■ WORK TO DO: Give back the full listing, character for character, with no pictures.

==============================

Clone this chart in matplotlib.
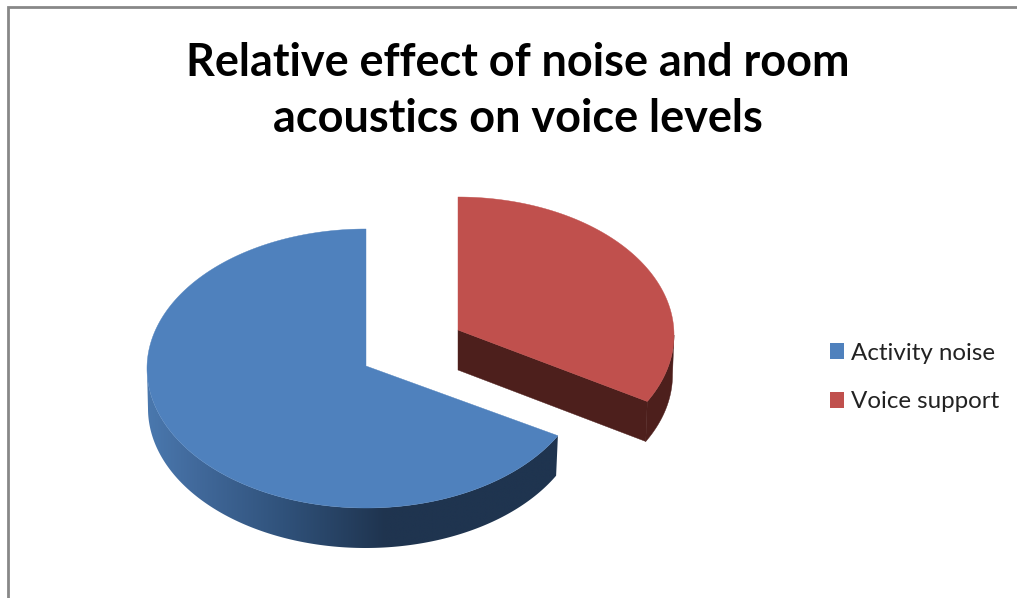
import numpy as np
import matplotlib
matplotlib.use("Agg")
import matplotlib.pyplot as plt
from matplotlib.colors import LinearSegmentedColormap
from matplotlib.patches import Polygon, Patch

labels = ["Activity noise", "Voice support"]
values = [67, 33]
colors = ["#4F81BD", "#C0504D"]
title = "Relative effect of noise and room\nacoustics on voice levels"

W, H = 1017, 598
fig = plt.figure(figsize=(W / 100, H / 100), dpi=100, facecolor="white")
ax = fig.add_axes([0, 0, 1, 1])
ax.set_xlim(0, W)
ax.set_ylim(H, 0)
ax.axis("off")

# frame (only the top and left edges are visible in the crop)
ax.plot([8, 8, W], [H, 7, 7], color="#888888", lw=2.0, solid_joinstyle="miter")

share = np.array(values, float) / sum(values) * 360
voice_end = np.deg2rad(share[1])
DEPTH = 40


def rim(cx, cy, rx, ry, a0, a1, n=360):
    t = np.linspace(a0, a1, n)
    return cx + rx * np.sin(t), cy - ry * np.cos(t)


# Activity noise slice
bx, by, brx, bry = 366, 368.5, 219, 139.5
apex_b = (366, 366)
cmap = LinearSegmentedColormap.from_list(
    "wall",
    [(0.0, "#4A78AE"), (0.12, "#41699B"), (0.33, "#30527B"),
     (0.58, "#1F344F"), (1.0, "#1F344F")],
)
# visible outer wall runs from the cut edge round to the leftmost point
x_u, y_u = rim(bx, by, brx, bry, voice_end, 1.5 * np.pi)
x_l, y_l = rim(bx - 0.5, by, brx - 1.5, bry, voice_end, 1.5 * np.pi)
wall_pts = np.r_[np.c_[x_u, y_u], np.c_[x_l[::-1], y_l[::-1] + DEPTH]]
wall_poly = Polygon(wall_pts, closed=True, fc="none", ec="none", transform=ax.transData)
ax.add_patch(wall_poly)
x0, x1 = wall_pts[:, 0].min(), wall_pts[:, 0].max()
y0, y1 = wall_pts[:, 1].min(), wall_pts[:, 1].max()
grad = np.linspace(0, 1, 512)[None, :]
im = ax.imshow(grad, extent=(x0, x1, y1, y0), cmap=cmap, aspect="auto", zorder=2,
               interpolation="bilinear")
im.set_clip_path(wall_poly)
ax.set_xlim(0, W)
ax.set_ylim(H, 0)

x, y = rim(bx, by, brx, bry, voice_end, 2 * np.pi)
ax.add_patch(Polygon(np.r_[[apex_b], np.c_[x, y]], closed=True, fc=colors[0], ec=colors[0],
                     lw=0.3, zorder=3))

# Voice support slice (exploded)
rx0, ry0, rrx, rry = 458, 335, 216, 138
apex_r = (458, 330)
x2, y2 = rim(rx0, ry0, rrx, rry, 0, voice_end)
dark = "#4D1F1C"
t2 = np.linspace(0, voice_end, len(x2))
right = t2 >= np.pi / 2
outer = np.r_[np.c_[x2[right], y2[right]],
              np.c_[x2[right][::-1] - 1.5, y2[right][::-1] + DEPTH]]
ax.add_patch(Polygon(outer, closed=True, fc=dark, ec=dark, lw=0.3, zorder=2))
cut = [apex_r, (x2[-1], y2[-1]), (x2[-1] - 1.5, y2[-1] + DEPTH), (apex_r[0], apex_r[1] + DEPTH)]
ax.add_patch(Polygon(cut, closed=True, fc=dark, ec=dark, lw=0.3, zorder=2))
ax.add_patch(Polygon(np.r_[[apex_r], np.c_[x2, y2]], closed=True, fc=colors[1], ec=colors[1],
                     lw=0.3, zorder=3))

ax.text(518, 91, title, ha="center", va="center", fontsize=32.4, fontweight="bold",
        family="Lato", color="black", linespacing=1.4)

handles = [Patch(facecolor=c, edgecolor="none", label=l) for c, l in zip(colors, labels)]
leg = ax.legend(handles=handles, loc="center left", bbox_to_anchor=(830 / W, 1 - 377.5 / H),
                frameon=False, prop={"family": "Lato", "size": 17.4},
                handlelength=0.58, handleheight=0.6, handletextpad=0.29,
                labelspacing=1.15, borderpad=0, borderaxespad=0)
for t in leg.get_texts():
    t.set_color("#222222")

fig.savefig("out.png", dpi=100)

==============================

■ EXERCISE SOLUTION:
Clone this chart in matplotlib.
import numpy as np
import matplotlib
matplotlib.use("Agg")
import matplotlib.pyplot as plt
from matplotlib.colors import LinearSegmentedColormap
from matplotlib.patches import Polygon, Patch

labels = ["Activity noise", "Voice support"]
values = [67, 33]
colors = ["#4F81BD", "#C0504D"]
title = "Relative effect of noise and room\nacoustics on voice levels"

W, H = 1017, 598
fig = plt.figure(figsize=(W / 100, H / 100), dpi=100, facecolor="white")
ax = fig.add_axes([0, 0, 1, 1])
ax.set_xlim(0, W)
ax.set_ylim(H, 0)
ax.axis("off")

# frame (only the top and left edges are visible in the crop)
ax.plot([8, 8, W], [H, 7, 7], color="#888888", lw=2.0, solid_joinstyle="miter")

share = np.array(values, float) / sum(values) * 360
voice_end = np.deg2rad(share[1])
DEPTH = 40


def rim(cx, cy, rx, ry, a0, a1, n=360):
    t = np.linspace(a0, a1, n)
    return cx + rx * np.sin(t), cy - ry * np.cos(t)


# Activity noise slice
bx, by, brx, bry = 366, 368.5, 219, 139.5
apex_b = (366, 366)
cmap = LinearSegmentedColormap.from_list(
    "wall",
    [(0.0, "#4A78AE"), (0.12, "#41699B"), (0.33, "#30527B"),
     (0.58, "#1F344F"), (1.0, "#1F344F")],
)
# visible outer wall runs from the cut edge round to the leftmost point
x_u, y_u = rim(bx, by, brx, bry, voice_end, 1.5 * np.pi)
x_l, y_l = rim(bx - 0.5, by, brx - 1.5, bry, voice_end, 1.5 * np.pi)
wall_pts = np.r_[np.c_[x_u, y_u], np.c_[x_l[::-1], y_l[::-1] + DEPTH]]
wall_poly = Polygon(wall_pts, closed=True, fc="none", ec="none", transform=ax.transData)
ax.add_patch(wall_poly)
x0, x1 = wall_pts[:, 0].min(), wall_pts[:, 0].max()
y0, y1 = wall_pts[:, 1].min(), wall_pts[:, 1].max()
grad = np.linspace(0, 1, 512)[None, :]
im = ax.imshow(grad, extent=(x0, x1, y1, y0), cmap=cmap, aspect="auto", zorder=2,
               interpolation="bilinear")
im.set_clip_path(wall_poly)
ax.set_xlim(0, W)
ax.set_ylim(H, 0)

x, y = rim(bx, by, brx, bry, voice_end, 2 * np.pi)
ax.add_patch(Polygon(np.r_[[apex_b], np.c_[x, y]], closed=True, fc=colors[0], ec=colors[0],
                     lw=0.3, zorder=3))

# Voice support slice (exploded)
rx0, ry0, rrx, rry = 458, 335, 216, 138
apex_r = (458, 330)
x2, y2 = rim(rx0, ry0, rrx, rry, 0, voice_end)
dark = "#4D1F1C"
t2 = np.linspace(0, voice_end, len(x2))
right = t2 >= np.pi / 2
outer = np.r_[np.c_[x2[right], y2[right]],
              np.c_[x2[right][::-1] - 1.5, y2[right][::-1] + DEPTH]]
ax.add_patch(Polygon(outer, closed=True, fc=dark, ec=dark, lw=0.3, zorder=2))
cut = [apex_r, (x2[-1], y2[-1]), (x2[-1] - 1.5, y2[-1] + DEPTH), (apex_r[0], apex_r[1] + DEPTH)]
ax.add_patch(Polygon(cut, closed=True, fc=dark, ec=dark, lw=0.3, zorder=2))
ax.add_patch(Polygon(np.r_[[apex_r], np.c_[x2, y2]], closed=True, fc=colors[1], ec=colors[1],
                     lw=0.3, zorder=3))

ax.text(518, 91, title, ha="center", va="center", fontsize=32.4, fontweight="bold",
        family="Lato", color="black", linespacing=1.4)

handles = [Patch(facecolor=c, edgecolor="none", label=l) for c, l in zip(colors, labels)]
leg = ax.legend(handles=handles, loc="center left", bbox_to_anchor=(830 / W, 1 - 377.5 / H),
                frameon=False, prop={"family": "Lato", "size": 17.4},
                handlelength=0.58, handleheight=0.6, handletextpad=0.29,
                labelspacing=1.15, borderpad=0, borderaxespad=0)
for t in leg.get_texts():
    t.set_color("#222222")

fig.savefig("out.png", dpi=100)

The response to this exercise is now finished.